GIVEN REQUEST:
Reproduce all the lines exactly as they stand, apart from the pictures.

DATASET SECTION:
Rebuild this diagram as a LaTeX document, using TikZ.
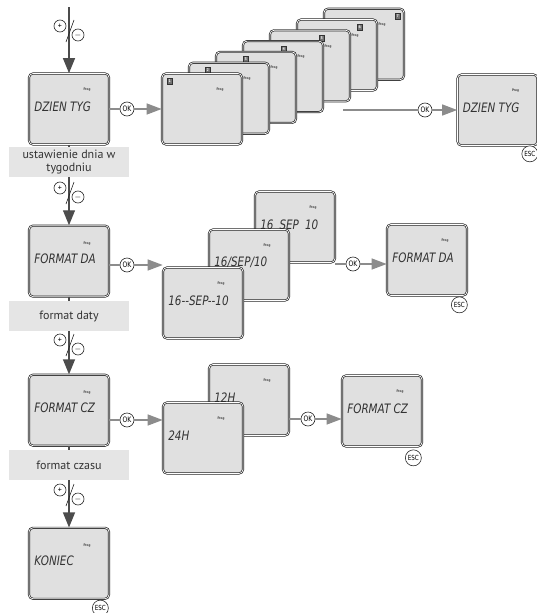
\documentclass[tikz,border=0pt]{standalone}
\usepackage{fontspec}
\usepackage{tikz}
\usetikzlibrary{arrows.meta, positioning, calc}
\newfontfamily\lcdfont[FakeStretch=0.8]{DejaVu Sans}
\newfontfamily\labelfont{PT Sans}
\definecolor{screengray}{gray}{0.88}
\definecolor{boxgray}{gray}{0.90}
\definecolor{flowgray}{gray}{0.55}
\definecolor{maingray}{gray}{0.30}
\tikzset{
  lcdtext/.style={anchor=west, inner sep=0pt, minimum size=0pt, text=black!80, font=\lcdfont\itshape\fontsize{13}{13}\selectfont},
  prog/.style={inner sep=0pt, minimum size=0pt, text=black!80, font=\labelfont\bfseries\fontsize{3.5}{4}\selectfont},
  lcd/.style={draw=black!85, line width=0.7pt, double=white, double distance=0.7pt, fill=screengray, rounded corners=4pt,
    minimum width=80pt, minimum height=71pt, inner sep=0pt,
    path picture={
      \node[lcdtext] at ([shift={(5pt,-33pt)}]path picture bounding box.north west) {#1};
      \node[prog] at ([shift={(58pt,-16pt)}]path picture bounding box.north west) {Prog};}},
  lcd/.default={},
  sublabel/.style={fill=boxgray, minimum width=120pt, minimum height=30pt, inner sep=1pt, align=center, text=black!80, font=\labelfont\fontsize{12}{12.5}\selectfont},
  okbtn/.style={circle, draw=black!85, fill=white, line width=0.6pt, minimum size=14pt, inner sep=0pt, font=\lcdfont\fontsize{7.5}{7.5}\selectfont},
  escbtn/.style={okbtn, minimum size=16pt, font=\lcdfont\fontsize{7}{7}\selectfont},
  pmbtn/.style={circle, draw=black!85, fill=white, line width=0.6pt, minimum size=12pt, inner sep=0pt, font=\labelfont\fontsize{8}{8}\selectfont},
  daybox/.style={draw=black!80, fill=black!55, text=white, minimum width=5pt, minimum height=6pt, inner sep=0pt, font=\labelfont\bfseries\fontsize{4}{4}\selectfont},
  mainarrow/.style={maingray, line width=1.3pt, -{Triangle[length=15pt,width=12pt]}},
  mainline/.style={maingray, line width=1.3pt},
  flowarrow/.style={flowgray, line width=1.4pt, -{Triangle[length=15pt,width=11pt]}},
  flowline/.style={flowgray, line width=1.4pt}
}

\begin{document}
\begin{tikzpicture}[x=1pt, y=-1pt]
\useasboundingbox (0,0) rectangle (537,613);
% menu column
\coordinate (top) at (69,7);
\node[lcd={DZIEN TYG}] (dzien) at (69,109) {};
\node[sublabel, below=2pt of dzien] (dzienlab) {ustawienie dnia w\\tygodniu};
\node[lcd={FORMAT DA}, below=48pt of dzienlab] (formda) {};
\node[sublabel, below=4pt of formda] (formdalab) {format daty};
\node[lcd={FORMAT CZ}, below=43pt of formdalab] (formcz) {};
\node[sublabel, below=4pt of formcz] (formczlab) {format czasu};
\node[lcd=KONIEC, below=47pt of formczlab] (koniec) {};
\node[escbtn] (esc4) at ([shift={(-9,9)}]koniec.south east) {ESC};

\draw[mainarrow] (top) -- (dzien);
\draw[mainline] (dzien) -- (dzienlab);
\draw[mainarrow] (dzienlab) -- (formda);
\draw[mainline] (formda) -- (formdalab);
\draw[mainarrow] (formdalab) -- (formcz);
\draw[mainline] (formcz) -- (formczlab);
\draw[mainarrow] (formczlab) -- (koniec);

\foreach \n/\y in {a/26, b/188, c/340, d/490} {
  \draw[black!85, line width=0.6pt] (74,\y-6) -- (66,\y+16);
  \node[pmbtn] (plus\n) at (60,\y) {+};
  \node[pmbtn] (minus\n) at (78,\y+9) {$-$};
}

% day of week
\foreach \i in {7,...,1} {
  \node[lcd] (day\i) at ({202+27*(\i-1)},{109-10.8*(\i-1)}) {};
  \node[daybox] (dayno\i) at ([shift={({8+11*(\i-1)},8)}]day\i.north west) {\i};
}
\node[okbtn] (ok1) at (127,109) {OK};
\draw[flowline] (dzien) -- (ok1);
\draw[flowarrow] (ok1) -- (day1);
\coordinate (stackend) at (343,110);
\node[lcd={DZIEN TYG}] (dzienset) at (497.5,110) {};
\node[okbtn] (ok1b) at (425,110) {OK};
\draw[flowline] (stackend) -- (ok1b);
\draw[flowarrow] (ok1b) -- (dzienset);
\node[escbtn] (esc1) at ([shift={(-8,8)}]dzienset.south east) {ESC};

% date format
\node[lcd={16\hspace{6pt}SEP\hspace{6pt}10}] (date3) at (295,227) {};
\node[lcd={16/SEP/10}] (date2) at (249,265) {};
\node[lcd={16-{}-SEP-{}-10}] (date1) at (203,303) {};
\node[okbtn] (ok2) at (127,265) {OK};
\draw[flowline] (formda.east |- ok2) -- (ok2);
\draw[flowarrow] (ok2) -- (ok2 -| date1.west);
\node[lcd={FORMAT DA}] (formdaset) at (427,260) {};
\node[okbtn] (ok2b) at (353,264) {OK};
\draw[flowline] (date3.east |- ok2b) -- (ok2b);
\draw[flowarrow] (ok2b) -- (ok2b -| formdaset.west);
\node[escbtn] (esc2) at ([shift={(-8,9)}]formdaset.south east) {ESC};

% time format
\node[lcd=12H] (time2) at (249,400) {};
\node[lcd=24H] (time1) at (203,438) {};
\node[okbtn] (ok3) at (127,420) {OK};
\draw[flowline] (formcz.east |- ok3) -- (ok3);
\draw[flowarrow] (ok3) -- (ok3 -| time1.west);
\node[lcd={FORMAT CZ}] (formczset) at (382,411) {};
\node[okbtn] (ok3b) at (308,419) {OK};
\draw[flowline] (time2.east |- ok3b) -- (ok3b);
\draw[flowarrow] (ok3b) -- (ok3b -| formczset.west);
\node[escbtn] (esc3) at ([shift={(-9,11)}]formczset.south east) {ESC};
\end{tikzpicture}
\end{document}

COMPLETE ANSWER:
Rebuild this diagram as a LaTeX document, using TikZ.
\documentclass[tikz,border=0pt]{standalone}
\usepackage{fontspec}
\usepackage{tikz}
\usetikzlibrary{arrows.meta, positioning, calc}
\newfontfamily\lcdfont[FakeStretch=0.8]{DejaVu Sans}
\newfontfamily\labelfont{PT Sans}
\definecolor{screengray}{gray}{0.88}
\definecolor{boxgray}{gray}{0.90}
\definecolor{flowgray}{gray}{0.55}
\definecolor{maingray}{gray}{0.30}
\tikzset{
  lcdtext/.style={anchor=west, inner sep=0pt, minimum size=0pt, text=black!80, font=\lcdfont\itshape\fontsize{13}{13}\selectfont},
  prog/.style={inner sep=0pt, minimum size=0pt, text=black!80, font=\labelfont\bfseries\fontsize{3.5}{4}\selectfont},
  lcd/.style={draw=black!85, line width=0.7pt, double=white, double distance=0.7pt, fill=screengray, rounded corners=4pt,
    minimum width=80pt, minimum height=71pt, inner sep=0pt,
    path picture={
      \node[lcdtext] at ([shift={(5pt,-33pt)}]path picture bounding box.north west) {#1};
      \node[prog] at ([shift={(58pt,-16pt)}]path picture bounding box.north west) {Prog};}},
  lcd/.default={},
  sublabel/.style={fill=boxgray, minimum width=120pt, minimum height=30pt, inner sep=1pt, align=center, text=black!80, font=\labelfont\fontsize{12}{12.5}\selectfont},
  okbtn/.style={circle, draw=black!85, fill=white, line width=0.6pt, minimum size=14pt, inner sep=0pt, font=\lcdfont\fontsize{7.5}{7.5}\selectfont},
  escbtn/.style={okbtn, minimum size=16pt, font=\lcdfont\fontsize{7}{7}\selectfont},
  pmbtn/.style={circle, draw=black!85, fill=white, line width=0.6pt, minimum size=12pt, inner sep=0pt, font=\labelfont\fontsize{8}{8}\selectfont},
  daybox/.style={draw=black!80, fill=black!55, text=white, minimum width=5pt, minimum height=6pt, inner sep=0pt, font=\labelfont\bfseries\fontsize{4}{4}\selectfont},
  mainarrow/.style={maingray, line width=1.3pt, -{Triangle[length=15pt,width=12pt]}},
  mainline/.style={maingray, line width=1.3pt},
  flowarrow/.style={flowgray, line width=1.4pt, -{Triangle[length=15pt,width=11pt]}},
  flowline/.style={flowgray, line width=1.4pt}
}

\begin{document}
\begin{tikzpicture}[x=1pt, y=-1pt]
\useasboundingbox (0,0) rectangle (537,613);
% menu column
\coordinate (top) at (69,7);
\node[lcd={DZIEN TYG}] (dzien) at (69,109) {};
\node[sublabel, below=2pt of dzien] (dzienlab) {ustawienie dnia w\\tygodniu};
\node[lcd={FORMAT DA}, below=48pt of dzienlab] (formda) {};
\node[sublabel, below=4pt of formda] (formdalab) {format daty};
\node[lcd={FORMAT CZ}, below=43pt of formdalab] (formcz) {};
\node[sublabel, below=4pt of formcz] (formczlab) {format czasu};
\node[lcd=KONIEC, below=47pt of formczlab] (koniec) {};
\node[escbtn] (esc4) at ([shift={(-9,9)}]koniec.south east) {ESC};

\draw[mainarrow] (top) -- (dzien);
\draw[mainline] (dzien) -- (dzienlab);
\draw[mainarrow] (dzienlab) -- (formda);
\draw[mainline] (formda) -- (formdalab);
\draw[mainarrow] (formdalab) -- (formcz);
\draw[mainline] (formcz) -- (formczlab);
\draw[mainarrow] (formczlab) -- (koniec);

\foreach \n/\y in {a/26, b/188, c/340, d/490} {
  \draw[black!85, line width=0.6pt] (74,\y-6) -- (66,\y+16);
  \node[pmbtn] (plus\n) at (60,\y) {+};
  \node[pmbtn] (minus\n) at (78,\y+9) {$-$};
}

% day of week
\foreach \i in {7,...,1} {
  \node[lcd] (day\i) at ({202+27*(\i-1)},{109-10.8*(\i-1)}) {};
  \node[daybox] (dayno\i) at ([shift={({8+11*(\i-1)},8)}]day\i.north west) {\i};
}
\node[okbtn] (ok1) at (127,109) {OK};
\draw[flowline] (dzien) -- (ok1);
\draw[flowarrow] (ok1) -- (day1);
\coordinate (stackend) at (343,110);
\node[lcd={DZIEN TYG}] (dzienset) at (497.5,110) {};
\node[okbtn] (ok1b) at (425,110) {OK};
\draw[flowline] (stackend) -- (ok1b);
\draw[flowarrow] (ok1b) -- (dzienset);
\node[escbtn] (esc1) at ([shift={(-8,8)}]dzienset.south east) {ESC};

% date format
\node[lcd={16\hspace{6pt}SEP\hspace{6pt}10}] (date3) at (295,227) {};
\node[lcd={16/SEP/10}] (date2) at (249,265) {};
\node[lcd={16-{}-SEP-{}-10}] (date1) at (203,303) {};
\node[okbtn] (ok2) at (127,265) {OK};
\draw[flowline] (formda.east |- ok2) -- (ok2);
\draw[flowarrow] (ok2) -- (ok2 -| date1.west);
\node[lcd={FORMAT DA}] (formdaset) at (427,260) {};
\node[okbtn] (ok2b) at (353,264) {OK};
\draw[flowline] (date3.east |- ok2b) -- (ok2b);
\draw[flowarrow] (ok2b) -- (ok2b -| formdaset.west);
\node[escbtn] (esc2) at ([shift={(-8,9)}]formdaset.south east) {ESC};

% time format
\node[lcd=12H] (time2) at (249,400) {};
\node[lcd=24H] (time1) at (203,438) {};
\node[okbtn] (ok3) at (127,420) {OK};
\draw[flowline] (formcz.east |- ok3) -- (ok3);
\draw[flowarrow] (ok3) -- (ok3 -| time1.west);
\node[lcd={FORMAT CZ}] (formczset) at (382,411) {};
\node[okbtn] (ok3b) at (308,419) {OK};
\draw[flowline] (time2.east |- ok3b) -- (ok3b);
\draw[flowarrow] (ok3b) -- (ok3b -| formczset.west);
\node[escbtn] (esc3) at ([shift={(-9,11)}]formczset.south east) {ESC};
\end{tikzpicture}
\end{document}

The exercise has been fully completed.